**WORK TO DO:**
Transcribe the material exactly. Images do not belong in the copy.

**DATASET EXTRACT:**
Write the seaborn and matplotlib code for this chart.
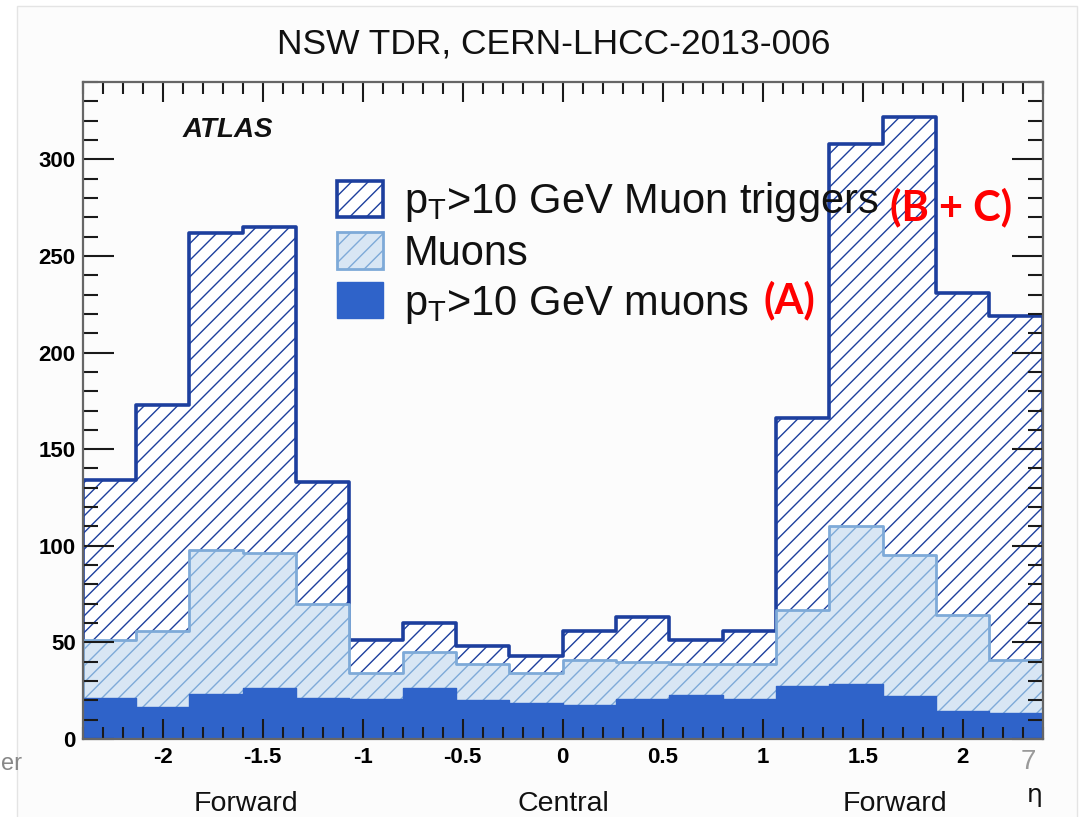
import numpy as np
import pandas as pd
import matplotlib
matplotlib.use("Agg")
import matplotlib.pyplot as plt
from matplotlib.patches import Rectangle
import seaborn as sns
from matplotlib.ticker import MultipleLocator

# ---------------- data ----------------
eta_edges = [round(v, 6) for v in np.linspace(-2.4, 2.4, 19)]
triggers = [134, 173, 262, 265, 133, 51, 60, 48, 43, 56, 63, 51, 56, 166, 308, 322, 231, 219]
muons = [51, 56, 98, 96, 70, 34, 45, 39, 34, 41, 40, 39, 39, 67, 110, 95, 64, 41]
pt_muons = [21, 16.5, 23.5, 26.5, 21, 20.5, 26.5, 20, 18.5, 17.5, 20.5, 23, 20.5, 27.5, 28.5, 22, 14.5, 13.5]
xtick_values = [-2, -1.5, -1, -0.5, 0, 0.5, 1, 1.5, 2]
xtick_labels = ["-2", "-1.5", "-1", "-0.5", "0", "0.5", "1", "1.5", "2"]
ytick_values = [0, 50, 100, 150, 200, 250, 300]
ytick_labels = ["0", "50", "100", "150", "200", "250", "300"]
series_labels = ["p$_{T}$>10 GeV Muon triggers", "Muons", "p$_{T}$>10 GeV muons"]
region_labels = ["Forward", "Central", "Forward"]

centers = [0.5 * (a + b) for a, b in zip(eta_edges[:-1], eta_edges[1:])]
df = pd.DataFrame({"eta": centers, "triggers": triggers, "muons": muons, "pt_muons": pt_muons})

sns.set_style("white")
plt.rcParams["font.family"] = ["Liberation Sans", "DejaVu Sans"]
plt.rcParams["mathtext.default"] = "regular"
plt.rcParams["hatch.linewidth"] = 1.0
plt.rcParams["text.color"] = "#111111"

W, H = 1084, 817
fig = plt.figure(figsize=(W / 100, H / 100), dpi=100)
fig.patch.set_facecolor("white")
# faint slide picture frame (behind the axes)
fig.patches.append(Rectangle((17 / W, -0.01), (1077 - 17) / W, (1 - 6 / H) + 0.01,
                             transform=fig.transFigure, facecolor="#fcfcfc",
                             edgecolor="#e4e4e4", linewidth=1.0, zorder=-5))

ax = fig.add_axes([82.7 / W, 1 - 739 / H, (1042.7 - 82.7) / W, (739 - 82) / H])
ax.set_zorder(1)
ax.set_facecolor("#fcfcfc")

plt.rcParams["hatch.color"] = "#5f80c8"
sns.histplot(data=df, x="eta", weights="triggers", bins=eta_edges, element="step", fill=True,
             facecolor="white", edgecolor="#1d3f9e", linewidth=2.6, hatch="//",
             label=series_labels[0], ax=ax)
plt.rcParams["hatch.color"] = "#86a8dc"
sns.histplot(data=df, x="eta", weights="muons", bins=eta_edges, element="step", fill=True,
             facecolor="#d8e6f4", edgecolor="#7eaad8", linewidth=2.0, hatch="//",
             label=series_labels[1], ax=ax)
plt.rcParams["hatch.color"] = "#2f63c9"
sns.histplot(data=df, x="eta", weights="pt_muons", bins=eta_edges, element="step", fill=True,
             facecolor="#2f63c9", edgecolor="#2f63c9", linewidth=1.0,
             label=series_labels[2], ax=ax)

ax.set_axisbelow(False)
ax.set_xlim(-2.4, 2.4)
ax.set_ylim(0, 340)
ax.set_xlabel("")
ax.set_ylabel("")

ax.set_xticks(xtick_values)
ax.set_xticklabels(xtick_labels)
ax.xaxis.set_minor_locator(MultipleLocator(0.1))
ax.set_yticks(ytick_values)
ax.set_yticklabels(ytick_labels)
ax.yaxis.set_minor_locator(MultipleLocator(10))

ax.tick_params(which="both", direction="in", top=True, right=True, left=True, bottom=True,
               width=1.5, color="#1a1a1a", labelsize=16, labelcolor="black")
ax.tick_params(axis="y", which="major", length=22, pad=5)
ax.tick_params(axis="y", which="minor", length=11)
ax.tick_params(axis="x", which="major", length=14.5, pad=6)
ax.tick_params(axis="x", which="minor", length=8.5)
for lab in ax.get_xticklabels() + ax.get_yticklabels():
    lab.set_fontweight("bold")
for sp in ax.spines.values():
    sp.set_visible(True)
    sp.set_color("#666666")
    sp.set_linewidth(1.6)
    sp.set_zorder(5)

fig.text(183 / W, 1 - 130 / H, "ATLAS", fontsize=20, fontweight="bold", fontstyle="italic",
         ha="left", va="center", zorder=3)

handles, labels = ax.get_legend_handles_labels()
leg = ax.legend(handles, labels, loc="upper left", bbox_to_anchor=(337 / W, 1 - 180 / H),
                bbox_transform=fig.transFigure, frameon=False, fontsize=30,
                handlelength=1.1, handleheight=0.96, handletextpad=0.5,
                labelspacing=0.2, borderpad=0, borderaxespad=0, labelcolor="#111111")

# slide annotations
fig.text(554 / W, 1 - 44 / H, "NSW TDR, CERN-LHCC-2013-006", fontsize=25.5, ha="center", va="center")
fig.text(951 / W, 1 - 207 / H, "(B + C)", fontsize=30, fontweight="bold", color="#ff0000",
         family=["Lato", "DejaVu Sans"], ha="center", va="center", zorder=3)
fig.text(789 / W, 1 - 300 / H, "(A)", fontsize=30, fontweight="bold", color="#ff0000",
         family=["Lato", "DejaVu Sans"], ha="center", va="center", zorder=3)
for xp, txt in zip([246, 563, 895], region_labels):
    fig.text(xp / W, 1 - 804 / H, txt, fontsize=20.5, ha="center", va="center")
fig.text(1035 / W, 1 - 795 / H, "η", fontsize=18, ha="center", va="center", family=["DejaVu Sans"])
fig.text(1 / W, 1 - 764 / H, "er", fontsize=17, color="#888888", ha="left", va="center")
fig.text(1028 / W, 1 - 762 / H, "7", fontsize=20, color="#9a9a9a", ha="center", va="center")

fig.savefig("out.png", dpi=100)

**RESULT:**
Write the seaborn and matplotlib code for this chart.
import numpy as np
import pandas as pd
import matplotlib
matplotlib.use("Agg")
import matplotlib.pyplot as plt
from matplotlib.patches import Rectangle
import seaborn as sns
from matplotlib.ticker import MultipleLocator

# ---------------- data ----------------
eta_edges = [round(v, 6) for v in np.linspace(-2.4, 2.4, 19)]
triggers = [134, 173, 262, 265, 133, 51, 60, 48, 43, 56, 63, 51, 56, 166, 308, 322, 231, 219]
muons = [51, 56, 98, 96, 70, 34, 45, 39, 34, 41, 40, 39, 39, 67, 110, 95, 64, 41]
pt_muons = [21, 16.5, 23.5, 26.5, 21, 20.5, 26.5, 20, 18.5, 17.5, 20.5, 23, 20.5, 27.5, 28.5, 22, 14.5, 13.5]
xtick_values = [-2, -1.5, -1, -0.5, 0, 0.5, 1, 1.5, 2]
xtick_labels = ["-2", "-1.5", "-1", "-0.5", "0", "0.5", "1", "1.5", "2"]
ytick_values = [0, 50, 100, 150, 200, 250, 300]
ytick_labels = ["0", "50", "100", "150", "200", "250", "300"]
series_labels = ["p$_{T}$>10 GeV Muon triggers", "Muons", "p$_{T}$>10 GeV muons"]
region_labels = ["Forward", "Central", "Forward"]

centers = [0.5 * (a + b) for a, b in zip(eta_edges[:-1], eta_edges[1:])]
df = pd.DataFrame({"eta": centers, "triggers": triggers, "muons": muons, "pt_muons": pt_muons})

sns.set_style("white")
plt.rcParams["font.family"] = ["Liberation Sans", "DejaVu Sans"]
plt.rcParams["mathtext.default"] = "regular"
plt.rcParams["hatch.linewidth"] = 1.0
plt.rcParams["text.color"] = "#111111"

W, H = 1084, 817
fig = plt.figure(figsize=(W / 100, H / 100), dpi=100)
fig.patch.set_facecolor("white")
# faint slide picture frame (behind the axes)
fig.patches.append(Rectangle((17 / W, -0.01), (1077 - 17) / W, (1 - 6 / H) + 0.01,
                             transform=fig.transFigure, facecolor="#fcfcfc",
                             edgecolor="#e4e4e4", linewidth=1.0, zorder=-5))

ax = fig.add_axes([82.7 / W, 1 - 739 / H, (1042.7 - 82.7) / W, (739 - 82) / H])
ax.set_zorder(1)
ax.set_facecolor("#fcfcfc")

plt.rcParams["hatch.color"] = "#5f80c8"
sns.histplot(data=df, x="eta", weights="triggers", bins=eta_edges, element="step", fill=True,
             facecolor="white", edgecolor="#1d3f9e", linewidth=2.6, hatch="//",
             label=series_labels[0], ax=ax)
plt.rcParams["hatch.color"] = "#86a8dc"
sns.histplot(data=df, x="eta", weights="muons", bins=eta_edges, element="step", fill=True,
             facecolor="#d8e6f4", edgecolor="#7eaad8", linewidth=2.0, hatch="//",
             label=series_labels[1], ax=ax)
plt.rcParams["hatch.color"] = "#2f63c9"
sns.histplot(data=df, x="eta", weights="pt_muons", bins=eta_edges, element="step", fill=True,
             facecolor="#2f63c9", edgecolor="#2f63c9", linewidth=1.0,
             label=series_labels[2], ax=ax)

ax.set_axisbelow(False)
ax.set_xlim(-2.4, 2.4)
ax.set_ylim(0, 340)
ax.set_xlabel("")
ax.set_ylabel("")

ax.set_xticks(xtick_values)
ax.set_xticklabels(xtick_labels)
ax.xaxis.set_minor_locator(MultipleLocator(0.1))
ax.set_yticks(ytick_values)
ax.set_yticklabels(ytick_labels)
ax.yaxis.set_minor_locator(MultipleLocator(10))

ax.tick_params(which="both", direction="in", top=True, right=True, left=True, bottom=True,
               width=1.5, color="#1a1a1a", labelsize=16, labelcolor="black")
ax.tick_params(axis="y", which="major", length=22, pad=5)
ax.tick_params(axis="y", which="minor", length=11)
ax.tick_params(axis="x", which="major", length=14.5, pad=6)
ax.tick_params(axis="x", which="minor", length=8.5)
for lab in ax.get_xticklabels() + ax.get_yticklabels():
    lab.set_fontweight("bold")
for sp in ax.spines.values():
    sp.set_visible(True)
    sp.set_color("#666666")
    sp.set_linewidth(1.6)
    sp.set_zorder(5)

fig.text(183 / W, 1 - 130 / H, "ATLAS", fontsize=20, fontweight="bold", fontstyle="italic",
         ha="left", va="center", zorder=3)

handles, labels = ax.get_legend_handles_labels()
leg = ax.legend(handles, labels, loc="upper left", bbox_to_anchor=(337 / W, 1 - 180 / H),
                bbox_transform=fig.transFigure, frameon=False, fontsize=30,
                handlelength=1.1, handleheight=0.96, handletextpad=0.5,
                labelspacing=0.2, borderpad=0, borderaxespad=0, labelcolor="#111111")

# slide annotations
fig.text(554 / W, 1 - 44 / H, "NSW TDR, CERN-LHCC-2013-006", fontsize=25.5, ha="center", va="center")
fig.text(951 / W, 1 - 207 / H, "(B + C)", fontsize=30, fontweight="bold", color="#ff0000",
         family=["Lato", "DejaVu Sans"], ha="center", va="center", zorder=3)
fig.text(789 / W, 1 - 300 / H, "(A)", fontsize=30, fontweight="bold", color="#ff0000",
         family=["Lato", "DejaVu Sans"], ha="center", va="center", zorder=3)
for xp, txt in zip([246, 563, 895], region_labels):
    fig.text(xp / W, 1 - 804 / H, txt, fontsize=20.5, ha="center", va="center")
fig.text(1035 / W, 1 - 795 / H, "η", fontsize=18, ha="center", va="center", family=["DejaVu Sans"])
fig.text(1 / W, 1 - 764 / H, "er", fontsize=17, color="#888888", ha="left", va="center")
fig.text(1028 / W, 1 - 762 / H, "7", fontsize=20, color="#9a9a9a", ha="center", va="center")

fig.savefig("out.png", dpi=100)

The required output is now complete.